▶ **The data**:
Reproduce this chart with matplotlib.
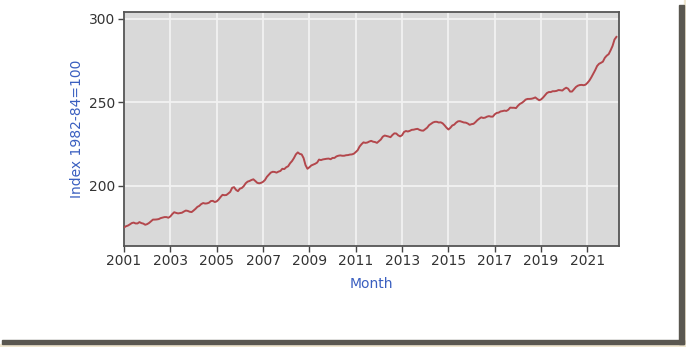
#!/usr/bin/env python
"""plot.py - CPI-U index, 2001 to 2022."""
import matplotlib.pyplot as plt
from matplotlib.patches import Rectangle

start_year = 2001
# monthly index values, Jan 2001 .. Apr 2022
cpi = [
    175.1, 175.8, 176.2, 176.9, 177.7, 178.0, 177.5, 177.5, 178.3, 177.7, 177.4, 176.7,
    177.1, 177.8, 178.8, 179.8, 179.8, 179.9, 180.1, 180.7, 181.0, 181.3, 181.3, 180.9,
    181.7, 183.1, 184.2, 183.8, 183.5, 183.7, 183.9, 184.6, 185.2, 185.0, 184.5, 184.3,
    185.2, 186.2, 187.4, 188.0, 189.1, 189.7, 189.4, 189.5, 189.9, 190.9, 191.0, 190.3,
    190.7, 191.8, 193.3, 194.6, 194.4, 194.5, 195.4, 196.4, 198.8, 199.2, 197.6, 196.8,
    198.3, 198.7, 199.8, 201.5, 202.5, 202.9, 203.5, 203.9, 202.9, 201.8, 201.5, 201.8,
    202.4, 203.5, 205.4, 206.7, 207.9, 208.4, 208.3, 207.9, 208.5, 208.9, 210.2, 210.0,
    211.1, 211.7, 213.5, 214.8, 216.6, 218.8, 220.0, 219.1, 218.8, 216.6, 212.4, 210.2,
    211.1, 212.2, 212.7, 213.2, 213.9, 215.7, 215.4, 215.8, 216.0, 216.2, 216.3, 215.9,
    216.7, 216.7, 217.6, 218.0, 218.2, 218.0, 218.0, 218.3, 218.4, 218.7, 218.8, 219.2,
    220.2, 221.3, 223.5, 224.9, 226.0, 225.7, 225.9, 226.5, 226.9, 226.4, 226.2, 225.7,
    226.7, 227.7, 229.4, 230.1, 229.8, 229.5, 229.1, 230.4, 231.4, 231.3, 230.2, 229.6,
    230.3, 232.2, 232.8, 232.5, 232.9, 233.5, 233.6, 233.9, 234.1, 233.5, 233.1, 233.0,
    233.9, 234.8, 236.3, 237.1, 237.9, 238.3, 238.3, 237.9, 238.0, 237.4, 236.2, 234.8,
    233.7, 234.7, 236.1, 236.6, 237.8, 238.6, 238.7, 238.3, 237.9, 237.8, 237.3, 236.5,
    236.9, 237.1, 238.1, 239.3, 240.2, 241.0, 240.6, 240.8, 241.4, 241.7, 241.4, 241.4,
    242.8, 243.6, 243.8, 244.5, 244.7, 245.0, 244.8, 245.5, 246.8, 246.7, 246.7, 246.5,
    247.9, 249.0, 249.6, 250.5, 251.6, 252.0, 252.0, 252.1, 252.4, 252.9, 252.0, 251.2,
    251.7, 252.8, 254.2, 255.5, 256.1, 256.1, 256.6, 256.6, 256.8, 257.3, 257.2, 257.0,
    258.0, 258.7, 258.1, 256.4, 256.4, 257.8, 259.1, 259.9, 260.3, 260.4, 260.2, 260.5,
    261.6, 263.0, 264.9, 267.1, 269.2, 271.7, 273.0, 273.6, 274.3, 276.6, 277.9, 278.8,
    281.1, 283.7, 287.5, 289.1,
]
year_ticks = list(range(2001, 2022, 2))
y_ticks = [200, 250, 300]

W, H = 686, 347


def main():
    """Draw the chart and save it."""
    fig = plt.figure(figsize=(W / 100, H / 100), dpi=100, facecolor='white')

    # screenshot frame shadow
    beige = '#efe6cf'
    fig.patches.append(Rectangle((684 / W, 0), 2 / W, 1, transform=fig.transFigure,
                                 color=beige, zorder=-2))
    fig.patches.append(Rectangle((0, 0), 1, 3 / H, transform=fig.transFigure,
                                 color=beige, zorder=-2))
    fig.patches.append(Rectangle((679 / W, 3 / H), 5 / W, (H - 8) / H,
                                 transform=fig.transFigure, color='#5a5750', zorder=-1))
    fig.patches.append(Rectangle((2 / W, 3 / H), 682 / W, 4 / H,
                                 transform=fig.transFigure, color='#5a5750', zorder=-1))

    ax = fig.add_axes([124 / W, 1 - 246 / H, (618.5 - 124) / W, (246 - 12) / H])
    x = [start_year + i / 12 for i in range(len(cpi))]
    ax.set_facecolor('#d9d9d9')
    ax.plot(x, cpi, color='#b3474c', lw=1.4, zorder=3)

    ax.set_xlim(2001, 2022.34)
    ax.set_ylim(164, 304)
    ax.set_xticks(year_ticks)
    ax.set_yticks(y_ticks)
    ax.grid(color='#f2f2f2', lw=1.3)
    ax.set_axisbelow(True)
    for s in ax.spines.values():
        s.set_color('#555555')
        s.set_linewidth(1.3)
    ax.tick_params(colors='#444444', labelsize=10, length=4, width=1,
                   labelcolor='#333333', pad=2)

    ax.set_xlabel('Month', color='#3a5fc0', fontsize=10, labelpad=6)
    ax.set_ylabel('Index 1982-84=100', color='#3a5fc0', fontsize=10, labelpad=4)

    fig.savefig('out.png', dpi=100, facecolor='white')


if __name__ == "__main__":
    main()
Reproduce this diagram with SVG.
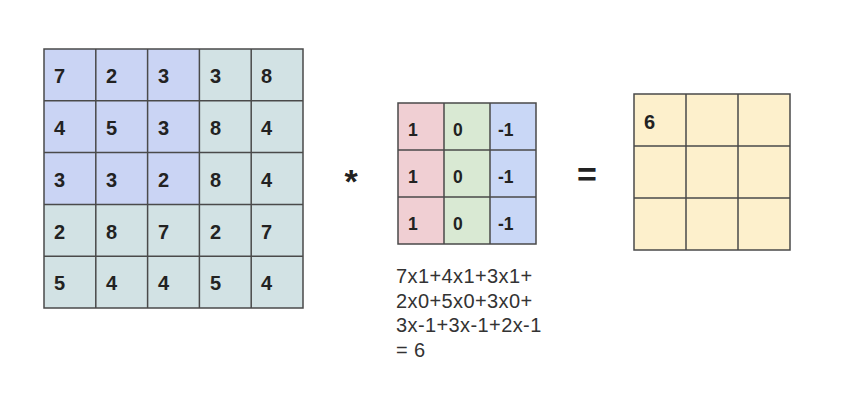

▶ **Problem details**:
Give an exact copy of the material, leaving out every picture.

▶ **Exercise result**:
Reproduce this chart with matplotlib.
#!/usr/bin/env python
"""plot.py - CPI-U index, 2001 to 2022."""
import matplotlib.pyplot as plt
from matplotlib.patches import Rectangle

start_year = 2001
# monthly index values, Jan 2001 .. Apr 2022
cpi = [
    175.1, 175.8, 176.2, 176.9, 177.7, 178.0, 177.5, 177.5, 178.3, 177.7, 177.4, 176.7,
    177.1, 177.8, 178.8, 179.8, 179.8, 179.9, 180.1, 180.7, 181.0, 181.3, 181.3, 180.9,
    181.7, 183.1, 184.2, 183.8, 183.5, 183.7, 183.9, 184.6, 185.2, 185.0, 184.5, 184.3,
    185.2, 186.2, 187.4, 188.0, 189.1, 189.7, 189.4, 189.5, 189.9, 190.9, 191.0, 190.3,
    190.7, 191.8, 193.3, 194.6, 194.4, 194.5, 195.4, 196.4, 198.8, 199.2, 197.6, 196.8,
    198.3, 198.7, 199.8, 201.5, 202.5, 202.9, 203.5, 203.9, 202.9, 201.8, 201.5, 201.8,
    202.4, 203.5, 205.4, 206.7, 207.9, 208.4, 208.3, 207.9, 208.5, 208.9, 210.2, 210.0,
    211.1, 211.7, 213.5, 214.8, 216.6, 218.8, 220.0, 219.1, 218.8, 216.6, 212.4, 210.2,
    211.1, 212.2, 212.7, 213.2, 213.9, 215.7, 215.4, 215.8, 216.0, 216.2, 216.3, 215.9,
    216.7, 216.7, 217.6, 218.0, 218.2, 218.0, 218.0, 218.3, 218.4, 218.7, 218.8, 219.2,
    220.2, 221.3, 223.5, 224.9, 226.0, 225.7, 225.9, 226.5, 226.9, 226.4, 226.2, 225.7,
    226.7, 227.7, 229.4, 230.1, 229.8, 229.5, 229.1, 230.4, 231.4, 231.3, 230.2, 229.6,
    230.3, 232.2, 232.8, 232.5, 232.9, 233.5, 233.6, 233.9, 234.1, 233.5, 233.1, 233.0,
    233.9, 234.8, 236.3, 237.1, 237.9, 238.3, 238.3, 237.9, 238.0, 237.4, 236.2, 234.8,
    233.7, 234.7, 236.1, 236.6, 237.8, 238.6, 238.7, 238.3, 237.9, 237.8, 237.3, 236.5,
    236.9, 237.1, 238.1, 239.3, 240.2, 241.0, 240.6, 240.8, 241.4, 241.7, 241.4, 241.4,
    242.8, 243.6, 243.8, 244.5, 244.7, 245.0, 244.8, 245.5, 246.8, 246.7, 246.7, 246.5,
    247.9, 249.0, 249.6, 250.5, 251.6, 252.0, 252.0, 252.1, 252.4, 252.9, 252.0, 251.2,
    251.7, 252.8, 254.2, 255.5, 256.1, 256.1, 256.6, 256.6, 256.8, 257.3, 257.2, 257.0,
    258.0, 258.7, 258.1, 256.4, 256.4, 257.8, 259.1, 259.9, 260.3, 260.4, 260.2, 260.5,
    261.6, 263.0, 264.9, 267.1, 269.2, 271.7, 273.0, 273.6, 274.3, 276.6, 277.9, 278.8,
    281.1, 283.7, 287.5, 289.1,
]
year_ticks = list(range(2001, 2022, 2))
y_ticks = [200, 250, 300]

W, H = 686, 347


def main():
    """Draw the chart and save it."""
    fig = plt.figure(figsize=(W / 100, H / 100), dpi=100, facecolor='white')

    # screenshot frame shadow
    beige = '#efe6cf'
    fig.patches.append(Rectangle((684 / W, 0), 2 / W, 1, transform=fig.transFigure,
                                 color=beige, zorder=-2))
    fig.patches.append(Rectangle((0, 0), 1, 3 / H, transform=fig.transFigure,
                                 color=beige, zorder=-2))
    fig.patches.append(Rectangle((679 / W, 3 / H), 5 / W, (H - 8) / H,
                                 transform=fig.transFigure, color='#5a5750', zorder=-1))
    fig.patches.append(Rectangle((2 / W, 3 / H), 682 / W, 4 / H,
                                 transform=fig.transFigure, color='#5a5750', zorder=-1))

    ax = fig.add_axes([124 / W, 1 - 246 / H, (618.5 - 124) / W, (246 - 12) / H])
    x = [start_year + i / 12 for i in range(len(cpi))]
    ax.set_facecolor('#d9d9d9')
    ax.plot(x, cpi, color='#b3474c', lw=1.4, zorder=3)

    ax.set_xlim(2001, 2022.34)
    ax.set_ylim(164, 304)
    ax.set_xticks(year_ticks)
    ax.set_yticks(y_ticks)
    ax.grid(color='#f2f2f2', lw=1.3)
    ax.set_axisbelow(True)
    for s in ax.spines.values():
        s.set_color('#555555')
        s.set_linewidth(1.3)
    ax.tick_params(colors='#444444', labelsize=10, length=4, width=1,
                   labelcolor='#333333', pad=2)

    ax.set_xlabel('Month', color='#3a5fc0', fontsize=10, labelpad=6)
    ax.set_ylabel('Index 1982-84=100', color='#3a5fc0', fontsize=10, labelpad=4)

    fig.savefig('out.png', dpi=100, facecolor='white')


if __name__ == "__main__":
    main()
Reproduce this diagram with SVG.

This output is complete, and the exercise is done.